- **CHALLENGE**: Scan the records for the word "this". Copy each line that includes it.

Data listing:

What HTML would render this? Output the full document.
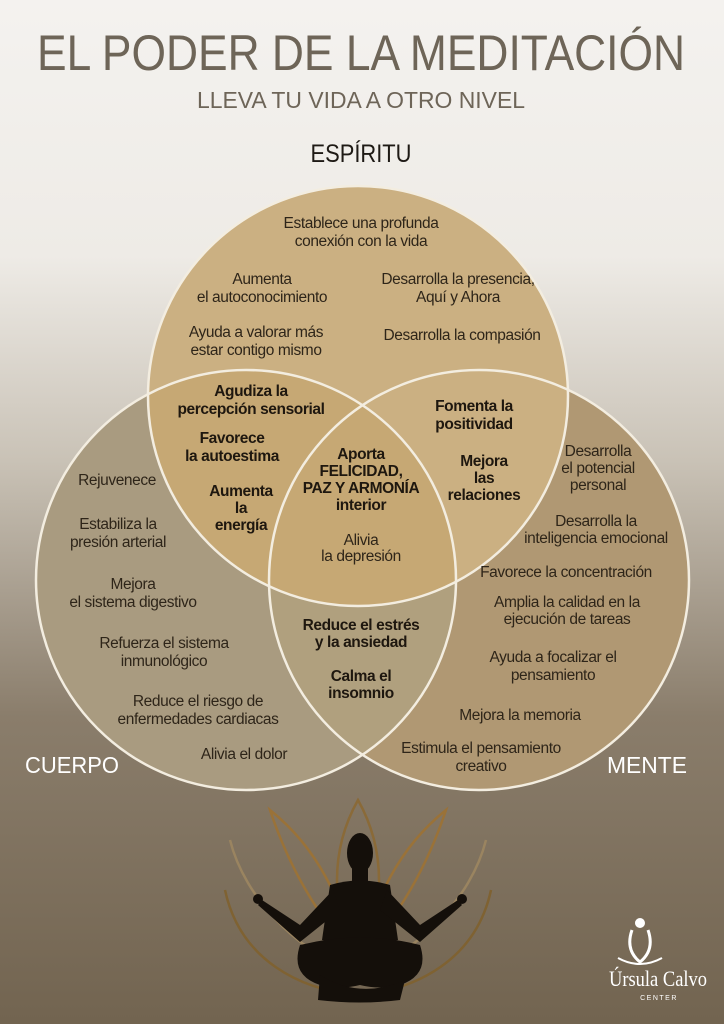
<!DOCTYPE html>
<html><head><meta charset="utf-8"><style>
html,body{margin:0;padding:0}
svg{display:block}
text{font-family:"Liberation Sans",sans-serif}
.t{font-size:15.5px;fill:#2e2519;text-anchor:middle;letter-spacing:-0.4px}
.b{font-size:15.5px;fill:#1e170f;text-anchor:middle;font-weight:bold;letter-spacing:-0.4px}
</style></head><body>
<svg width="724" height="1024" viewBox="0 0 724 1024" xmlns="http://www.w3.org/2000/svg">
<defs>
<linearGradient id="bg" x1="0" y1="0" x2="0" y2="1">
<stop offset="0" stop-color="#f4f2ef"/>
<stop offset="0.25" stop-color="#eeebe6"/>
<stop offset="0.45" stop-color="#c9c2b6"/>
<stop offset="0.7" stop-color="#8a7d6b"/>
<stop offset="1" stop-color="#726450"/>
</linearGradient>
<clipPath id="cl"><circle cx="246" cy="580" r="210"/></clipPath>
</defs>
<rect width="724" height="1024" fill="url(#bg)"/>
<circle cx="246" cy="580" r="210" fill="#a99b80"/>
<circle cx="479" cy="580" r="210" fill="#b09873"/>
<circle cx="479" cy="580" r="210" fill="#b0a07e" clip-path="url(#cl)"/>
<circle cx="358" cy="396" r="210" fill="#cbb082"/>
<circle cx="246" cy="580" r="210" fill="#c5a872" clip-path="url(#cl)" opacity="0" />
<g clip-path="url(#cl)"><circle cx="358" cy="396" r="210" fill="#c6a874"/></g>
<circle cx="479" cy="580" r="210" fill="none"/>
<g fill="none" stroke="#f3ede0" stroke-width="2.5">
<circle cx="358" cy="396" r="210"/>
<circle cx="246" cy="580" r="210"/>
<circle cx="479" cy="580" r="210"/>
</g>
<text x="361" y="70" text-anchor="middle" font-size="50" fill="#6e6558" textLength="648" lengthAdjust="spacingAndGlyphs">EL PODER DE LA MEDITACIÓN</text>
<text x="361" y="108" text-anchor="middle" font-size="23" fill="#6e6558" textLength="328" lengthAdjust="spacingAndGlyphs">LLEVA TU VIDA A OTRO NIVEL</text>
<text x="361" y="162" text-anchor="middle" font-size="25" fill="#1e1a15" textLength="101" lengthAdjust="spacingAndGlyphs">ESPÍRITU</text>
<text x="72" y="773" text-anchor="middle" font-size="23" fill="#fff" textLength="94" lengthAdjust="spacingAndGlyphs">CUERPO</text>
<text x="647" y="773" text-anchor="middle" font-size="23" fill="#fff" textLength="80" lengthAdjust="spacingAndGlyphs">MENTE</text>

<text class="t" x="361" y="228">Establece una profunda</text>
<text class="t" x="361" y="246">conexión con la vida</text>
<text class="t" x="262" y="284">Aumenta</text>
<text class="t" x="262" y="302">el autoconocimiento</text>
<text class="t" x="458" y="284">Desarrolla la presencia,</text>
<text class="t" x="458" y="302">Aquí y Ahora</text>
<text class="t" x="256" y="337">Ayuda a valorar más</text>
<text class="t" x="256" y="355">estar contigo mismo</text>
<text class="t" x="462" y="340">Desarrolla la compasión</text>

<text class="b" x="251" y="396">Agudiza la</text>
<text class="b" x="251" y="414">percepción sensorial</text>
<text class="b" x="232" y="443">Favorece</text>
<text class="b" x="232" y="461">la autoestima</text>
<text class="b" x="241" y="496">Aumenta</text>
<text class="b" x="241" y="513">la</text>
<text class="b" x="241" y="530">energía</text>
<text class="b" x="474" y="411">Fomenta la</text>
<text class="b" x="474" y="429">positividad</text>
<text class="b" x="484" y="466">Mejora</text>
<text class="b" x="484" y="483">las</text>
<text class="b" x="484" y="500">relaciones</text>
<text class="b" x="361" y="459">Aporta</text>
<text class="b" x="361" y="476">FELICIDAD,</text>
<text class="b" x="361" y="493">PAZ Y ARMONÍA</text>
<text class="b" x="361" y="510">interior</text>
<text class="t" x="361" y="545">Alivia</text>
<text class="t" x="361" y="561">la depresión</text>

<text class="t" x="117" y="485">Rejuvenece</text>
<text class="t" x="118" y="529">Estabiliza la</text>
<text class="t" x="118" y="547">presión arterial</text>
<text class="t" x="133" y="589">Mejora</text>
<text class="t" x="133" y="607">el sistema digestivo</text>
<text class="t" x="164" y="648">Refuerza el sistema</text>
<text class="t" x="164" y="666">inmunológico</text>
<text class="t" x="198" y="706">Reduce el riesgo de</text>
<text class="t" x="198" y="724">enfermedades cardiacas</text>
<text class="t" x="244" y="759">Alivia el dolor</text>

<text class="b" x="361" y="630">Reduce el estrés</text>
<text class="b" x="361" y="647">y la ansiedad</text>
<text class="b" x="361" y="681">Calma el</text>
<text class="b" x="361" y="698">insomnio</text>

<text class="t" x="598" y="456">Desarrolla</text>
<text class="t" x="598" y="473">el potencial</text>
<text class="t" x="598" y="490">personal</text>
<text class="t" x="596" y="526">Desarrolla la</text>
<text class="t" x="596" y="543">inteligencia emocional</text>
<text class="t" x="566" y="577">Favorece la concentración</text>
<text class="t" x="567" y="607">Amplia la calidad en la</text>
<text class="t" x="567" y="624">ejecución de tareas</text>
<text class="t" x="553" y="662">Ayuda a focalizar el</text>
<text class="t" x="553" y="680">pensamiento</text>
<text class="t" x="520" y="720">Mejora la memoria</text>
<text class="t" x="481" y="753">Estimula el pensamiento</text>
<text class="t" x="481" y="771">creativo</text>

<!-- lotus -->
<g fill="none" stroke-width="2.5">
<path d="M358 800 C330 850 330 910 358 960 C386 910 386 850 358 800Z" stroke="#8a6a38"/>
<path d="M270 810 C290 870 320 920 358 960 C340 900 320 850 270 810Z" stroke="#9a7238"/>
<path d="M446 810 C426 870 396 920 358 960 C376 900 396 850 446 810Z" stroke="#9a7238"/>
<path d="M225 890 C240 960 300 990 358 995" stroke="#7f6232"/>
<path d="M491 890 C476 960 416 990 358 995" stroke="#7f6232"/>
<path d="M230 840 C245 900 300 950 340 965" stroke="#9a8460"/>
<path d="M486 840 C471 900 416 950 376 965" stroke="#9a8460"/>
</g>
<!-- silhouette -->
<g fill="#140f0a">
<ellipse cx="360" cy="853" rx="13" ry="20"/>
<rect x="352" y="865" width="16" height="16"/>
<path d="M330 885 Q360 876 390 885 L398 940 Q360 950 322 940Z"/>
<path d="M333 890 L300 925 L262 900 L258 905 L300 942 L340 910Z"/>
<path d="M387 890 L420 925 L458 900 L462 905 L420 942 L380 910Z"/>
<path d="M300 945 Q290 975 320 985 Q340 990 360 985 Q380 990 400 985 Q430 975 420 945 Q360 930 300 945Z"/>
<path d="M320 975 Q360 1000 405 980 L400 1000 Q360 1005 318 1000Z"/>
<circle cx="258" cy="899" r="5"/><circle cx="462" cy="899" r="5"/>
</g>
<!-- logo -->
<circle cx="640" cy="923" r="5" fill="#fff"/>
<path d="M632 930 Q625 950 640 962 Q655 950 648 930" fill="none" stroke="#fff" stroke-width="3"/>
<path d="M618 958 Q640 970 662 958" fill="none" stroke="#fff" stroke-width="2"/>
<text x="658" y="986" text-anchor="middle" font-family="Liberation Serif" font-size="22" fill="#fff" style="font-family:'Liberation Serif',serif" textLength="98" lengthAdjust="spacingAndGlyphs">Úrsula Calvo</text>
<text x="659" y="1000" text-anchor="middle" font-size="7" fill="#fff" letter-spacing="1.5">CENTER</text>
</svg>
</body></html>
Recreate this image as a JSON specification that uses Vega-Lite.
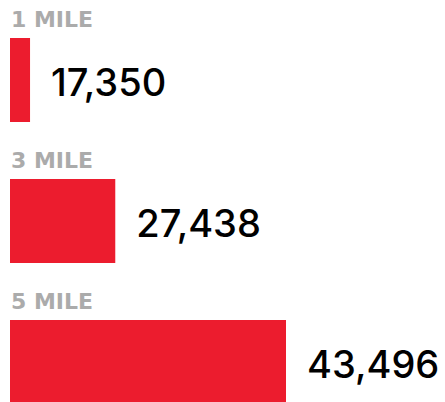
{
  "$schema": "https://vega.github.io/schema/vega-lite/v6.json",
  "width": 435,
  "height": 402,
  "autosize": {"type": "none"},
  "padding": {"left": 10, "top": 0, "right": 0, "bottom": 0},
  "background": "white",
  "config": {"view": {"stroke": null}},
  "data": {"values": [
    {"label": "1 MILE", "value": 17350},
    {"label": "3 MILE", "value": 27438},
    {"label": "5 MILE", "value": 43496}
  ]},
  "encoding": {
    "y": {
      "field": "label", "type": "nominal", "axis": null, "sort": null,
      "scale": {"range": [0, 442], "paddingInner": 0.404, "paddingOuter": 0.2695}
    }
  },
  "layer": [
    {
      "mark": {"type": "bar", "color": "#ec1c2e", "clip": true},
      "encoding": {
        "x": {"field": "value", "type": "quantitative", "axis": null,
          "scale": {"type": "pow", "exponent": 1.5, "domain": [14544, 43496], "range": [0, 276], "zero": false, "nice": false}}
      }
    },
    {
      "mark": {"type": "text", "align": "left", "baseline": "alphabetic", "dx": 1, "dy": -11, "font": "DejaVu Sans", "fontWeight": "bold", "fontSize": 22, "color": "#ababab"},
      "encoding": {
        "y": {"field": "label", "type": "nominal", "bandPosition": 0, "sort": null},
        "x": {"datum": 14544, "type": "quantitative"},
        "text": {"field": "label"}
      }
    },
    {
      "mark": {"type": "text", "align": "left", "baseline": "middle", "dx": 21, "dy": 5, "font": "Inter", "fontWeight": 500, "fontSize": 38, "color": "#000000"},
      "encoding": {
        "x": {"field": "value", "type": "quantitative"},
        "text": {"field": "value", "type": "quantitative", "format": ","}
      }
    }
  ]
}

- **CORRECT RESPONSE**:
What HTML would render this? Output the full document.
Recreate this image as a JSON specification that uses Vega-Lite.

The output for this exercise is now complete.